Rob O’Reilly, chief of fisheries management with the Virginia Marine Resource Commission, said interest seems to be growing in that state in biodegradable panels. The idea is slated for discussion by the commission’s crab management advisory committee, and some watermen have expressed interest in testing the panels.

“I think we want to encourage, as we go on, these biodegradable panels,” O’Reilly said, but added, “It will take a little coaxing, I’m sure.”

Some people are already using them. One is Dan Knott, who joined the ranks of Virginia watermen this year after 23 years in the Army.

“I’m kind of a geek when it comes to cleaning up things and looking out for the environmental side of the house,” Knott said.

He grew up in Virginia and spent his summers on the Bay fishing with his grandfather, who was a waterman. But when Knott researched getting into the business, he grew concerned about the derelict pot problem and decided to voluntarily incorporate biodegradable panels.

“At least I’m doing my little bit in helping them out,” he said.
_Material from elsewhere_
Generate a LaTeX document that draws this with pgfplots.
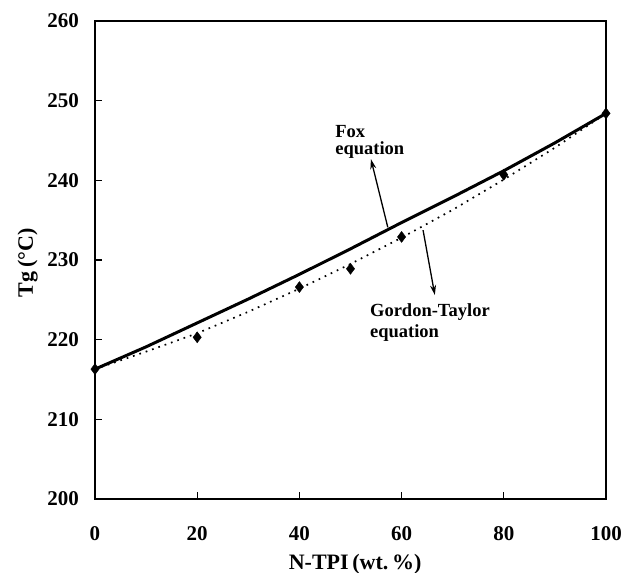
\documentclass[border=0pt]{standalone}
\usepackage{fontspec}
\setmainfont{Liberation Serif}
\usepackage{pgfplots}
\pgfplotsset{compat=1.18}
\usetikzlibrary{arrows.meta}

\begin{document}
\begin{tikzpicture}
\useasboundingbox (-95bp,-74bp) rectangle (529bp,499bp);
\begin{axis}[
  at={(0,0)}, anchor=south west,
  width=511bp, height=478bp, scale only axis,
  xmin=0, xmax=100, ymin=200, ymax=260,
  xtick={0,20,40,60,80,100}, ytick={200,210,220,230,240,250,260},
  tick pos=left, tick align=inside, major tick length=7bp,
  axis line style={line width=2.6bp},
  every tick/.style={line width=1.3bp, black},
  /pgf/number format/assume math mode=true,
  tick label style={font=\fontsize{21bp}{24bp}\selectfont\bfseries, inner sep=0pt},
  xticklabel style={anchor=base, yshift=-41bp},
  yticklabel style={anchor=east, xshift=-16bp},
  clip=false,
]
% Fox equation
\addplot[line width=3bp, black] coordinates {
  (0,216.3)(10,219.1)(20,222.1)(30,225.1)(40,228.2)(50,231.4)
  (60,234.7)(70,237.9)(80,241.2)(90,244.7)(100,248.4)};
% Gordon-Taylor equation
\addplot[line width=1.7bp, black, dash pattern=on 1.7bp off 5bp] coordinates {
  (0,216.3)(10,218.5)(20,220.8)(30,223.5)(40,226.4)(50,229.5)
  (60,232.8)(70,236.3)(80,240.1)(90,244.1)(100,248.4)};
% Experimental data
\addplot[only marks, mark=diamond*, mark size=5.5bp, black] coordinates {
  (0,216.3)(20,220.3)(40,226.6)(50,228.9)(60,232.9)(80,240.7)(100,248.4)};

\node[anchor=base west, inner sep=0pt, font=\fontsize{18.5bp}{19bp}\selectfont\bfseries]
  at (axis cs:47.0,245.4) {Fox};
\node[anchor=base west, inner sep=0pt, font=\fontsize{18.5bp}{19bp}\selectfont\bfseries]
  at (axis cs:47.0,243.2) {equation};
\node[anchor=base west, inner sep=0pt, font=\fontsize{18.5bp}{19bp}\selectfont\bfseries]
  at (axis cs:53.8,222.96) {Gordon-Taylor};
\node[anchor=base west, inner sep=0pt, font=\fontsize{18.5bp}{19bp}\selectfont\bfseries]
  at (axis cs:53.8,220.3) {equation};

\draw[line width=1.3bp, -{Stealth[length=10bp,width=6bp,open]}] (axis cs:57.3,234.1) -- (axis cs:54.0,242.66);
\draw[line width=1.3bp, -{Stealth[length=10bp,width=6bp,open]}] (axis cs:64.2,233.75) -- (axis cs:66.5,225.6);

\node[anchor=base, inner sep=0pt, font=\fontsize{22bp}{26bp}\selectfont\bfseries]
  at ([yshift=-70bp]axis description cs:0.509,0) {N-TPI\,(wt.\,\%)};
\node[rotate=90, anchor=base, inner sep=0pt, font=\fontsize{22bp}{26bp}\selectfont\bfseries]
  at ([xshift=-62bp]axis description cs:0,0.494) {Tg\,(°C)};
\end{axis}
\end{tikzpicture}
\end{document}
Of the first 50 pots he put out this summer, 25 were either lost or stolen, he said.

While Knott said biodegradable panels might be a good idea, he said if watermen were required to use the panels, they should be allowed to offset the cost, perhaps by increasing catch limits. The panels cost between $1 and $2, and have to be replaced annually — which can add up for someone fishing hundreds of pots.

“Not everybody feels the way I do,” Knott said. “There has to be something to make these guys want to do it.

“They are not like me where I have a retirement coming in from the military,” he added. “And I tell you, it’s a hard living to make. You’ve got to put a lot into it to make anything.”